The Anandamaya section examines one of the most subtle passages in the Taittiriya Upanishad: the teaching of the “self consisting of bliss.” The central question is whether this bliss-self is itself the highest Brahman, or whether Brahman is the deeper reality spoken of as its support. The sutras resolve this by showing that Brahman alone remains the independent and ultimate subject of the passage.

The imagery of limbs, trunk, and tail in the Upanishadic sequence might seem to suggest that Brahman is merely one part of the bliss-self. But Vedanta rejects this literal reading. The language of parts is maintained only to preserve the imagery of the earlier sheaths. Here the “tail” does not mean a physical limb, but the final support and abiding ground of the entire structure of experience.

The force of the argument rests on repetition. Throughout the Taittiriya’s unfolding movement—from food, life, mind, and understanding—the deeper and recurring subject is always Brahman. The Upanishad begins with Brahman as Truth, Knowledge, and Infinity, and returns to that same reality as the final ground of bliss. The repetition of this theme makes it impossible to reduce Brahman to a mere subordinate component.

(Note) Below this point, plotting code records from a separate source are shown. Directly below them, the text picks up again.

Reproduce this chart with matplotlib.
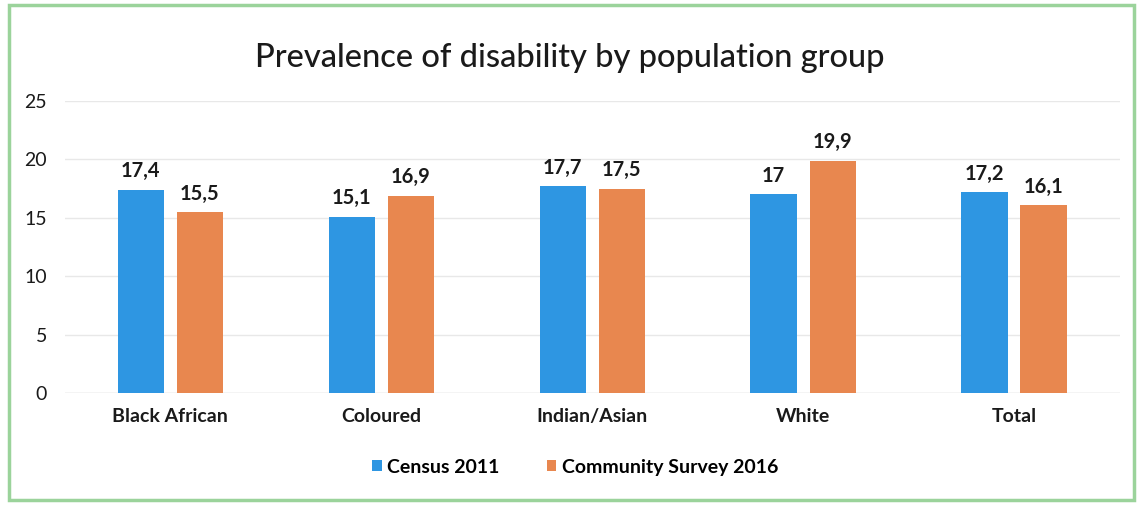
import matplotlib
matplotlib.use('Agg')
import matplotlib.pyplot as plt
import numpy as np
from matplotlib.patches import Rectangle

plt.rcParams['font.family'] = ['Lato', 'DejaVu Sans']

groups = ['Black African', 'Coloured', 'Indian/Asian', 'White', 'Total']
census_2011 = [17.4, 15.1, 17.7, 17.0, 17.2]
survey_2016 = [15.5, 16.9, 17.5, 19.9, 16.1]
series_names = ['Census 2011', 'Community Survey 2016']
yticks = [0, 5, 10, 15, 20, 25]

BLUE = '#2e96e2'
ORANGE = '#e8874f'


def fmt(v):
    s = ('%g' % v)
    return s.replace('.', ',')


def plot_chart():
    fig = plt.figure(figsize=(11.39, 5.05), dpi=100)
    ax = fig.add_axes([0.057, 0.222, 0.926, 0.578])

    x = np.arange(len(groups))
    w = 0.22
    off = 0.14
    b1 = ax.bar(x - off, census_2011, w, color=BLUE, label=series_names[0], zorder=2)
    b2 = ax.bar(x + off, survey_2016, w, color=ORANGE, label=series_names[1], zorder=2)

    for bars, vals in ((b1, census_2011), (b2, survey_2016)):
        for rect, v in zip(bars, vals):
            ax.annotate(fmt(v), (rect.get_x() + rect.get_width() / 2, v),
                        xytext=(0, 6), textcoords='offset points',
                        ha='center', va='bottom', fontsize=14.5, fontweight='bold',
                        color='#1a1a1a')

    ax.set_xlim(-0.5, len(groups) - 0.5)
    ax.set_ylim(0, 25)
    ax.set_yticks(yticks)
    ax.set_xticks(x)
    ax.set_xticklabels(groups, fontsize=14, fontweight='bold', color='#1a1a1a')
    ax.tick_params(axis='y', labelsize=14, colors='#1a1a1a', length=0, pad=13)
    ax.tick_params(axis='x', length=0, pad=11)
    ax.grid(axis='y', color='#e8e8e8', linewidth=1, zorder=0)
    for s in ax.spines.values():
        s.set_visible(False)
    ax.axhline(0, color='#d8d8d8', linewidth=1, zorder=1)

    fig.suptitle('Prevalence of disability by population group', y=0.915,
                 fontsize=23.5, fontweight='medium', color='#1a1a1a')

    fig.legend(handles=[b1, b2], loc='center', bbox_to_anchor=(0.505, 0.075),
               ncol=2, frameon=False, handlelength=0.5, handleheight=0.5,
               handletextpad=0.3, columnspacing=2.4,
               prop={'size': 14, 'weight': 'bold'})

    fig.patches.append(Rectangle((0.008, 0.01), 0.988, 0.98, transform=fig.transFigure,
                                 fill=False, edgecolor='#9bd39b', linewidth=2.5))

    fig.savefig('out.png', dpi=100)


if __name__ == "__main__":
    plot_chart()
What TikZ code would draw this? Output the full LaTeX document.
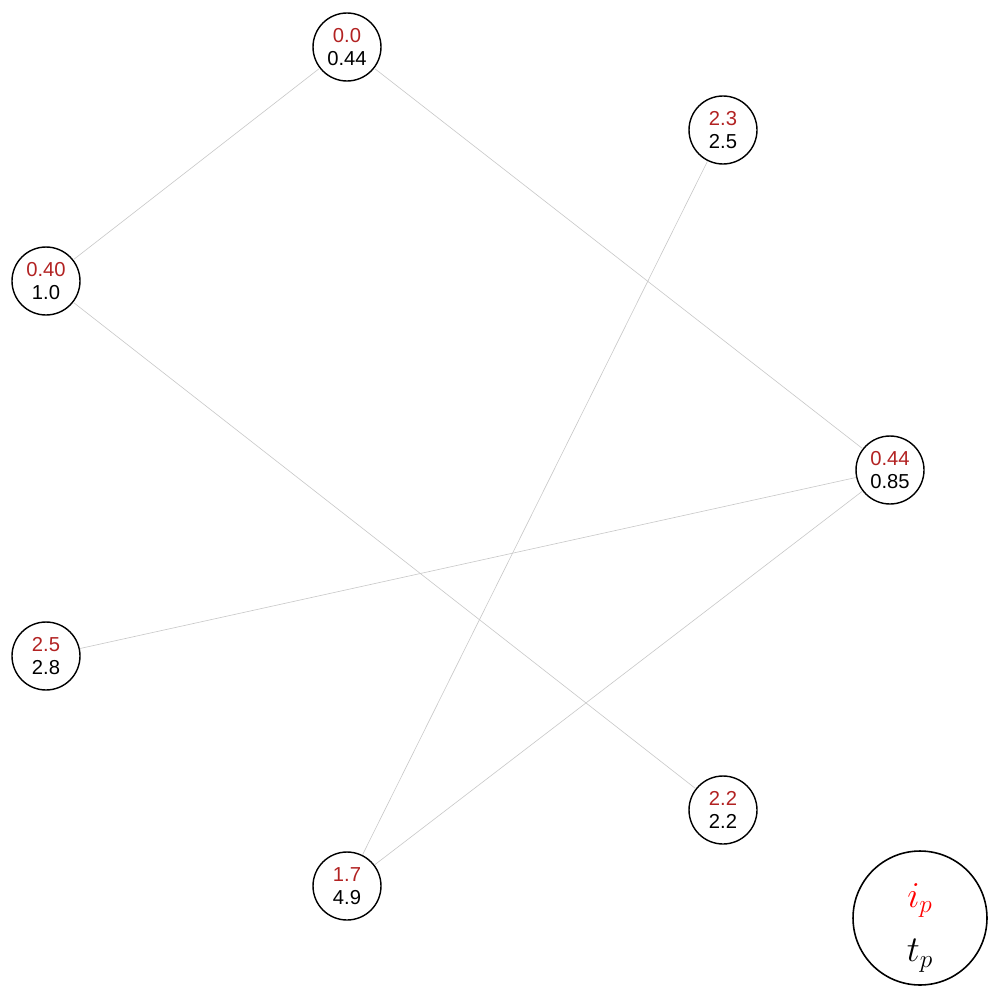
\documentclass[tikz,border=0pt]{standalone}
\usepackage{fontspec}
\setmainfont{Liberation Sans}
\usepackage{xcolor,tikz}
\usetikzlibrary{positioning}
\definecolor{redval}{HTML}{B22222}
\definecolor{edgegray}{HTML}{C8C8C8}

\tikzset{
 vert/.style={draw,circle,line width=.8pt,minimum size=1.36cm,inner sep=0pt,align=center,
  font=\fontsize{11.5}{13.4}\selectfont},
 link/.style={draw=edgegray,line width=.35pt},
 keynode/.style={draw,circle,line width=.9pt,minimum size=2.68cm,inner sep=0pt,align=center,
  font=\fontsize{21}{31}\selectfont}
}

\begin{document}
\begin{tikzpicture}[x=.02cm,y=-.02cm]
\useasboundingbox (0,0) rectangle (993,990);
\foreach \n/\xx/\yy/\i/\t in {a/347/47/0.0/0.44,b/723/130/2.3/2.5,c/46/281/0.40/1.0,
 d/890/470/0.44/0.85,e/46/656/2.5/2.8,f/723/810/2.2/2.2,g/347/886/1.7/4.9} {
 \node[vert] (\n) at (\xx,\yy) {\textcolor{redval}{\i}\\\t};}
% edges
\foreach \p/\q in {a/c,a/d,c/f,b/g,d/e,d/g}
 \draw[link] (\p) -- (\q);
% key
\node[keynode] (key) at (920,918) {};
\node[font=\fontsize{21}{31}\selectfont,align=center] at (920,928) {$\textcolor{red}{i_p}$\\$t_p$};
\end{tikzpicture}
\end{document}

The sutras further strengthen this by identifying Brahman as the cause even of the bliss-self. The source of all the sheaths, including the most inward sense of bliss, must be the reality beyond them. The cause cannot be a part of its own effect. Thus the bliss sheath points beyond itself toward the unconditioned Brahman.

Another decisive argument is the distinction between the experiencer and that which is attained. The individual soul becomes blissful only upon attaining that essence of bliss. Therefore the experiencer cannot itself be the final reality referred to in the text. The bliss-self is a stage in inward inquiry, but Brahman is the independent essence that makes bliss possible.

The culmination of the section lies in identity. On the dawn of knowledge, the individual self is taught to become one with that ultimate support. This union can only be meaningful if the final referent is Brahman itself. The Anandamaya teaching therefore leads the seeker from experiential bliss to the limitless substratum that supports even bliss itself.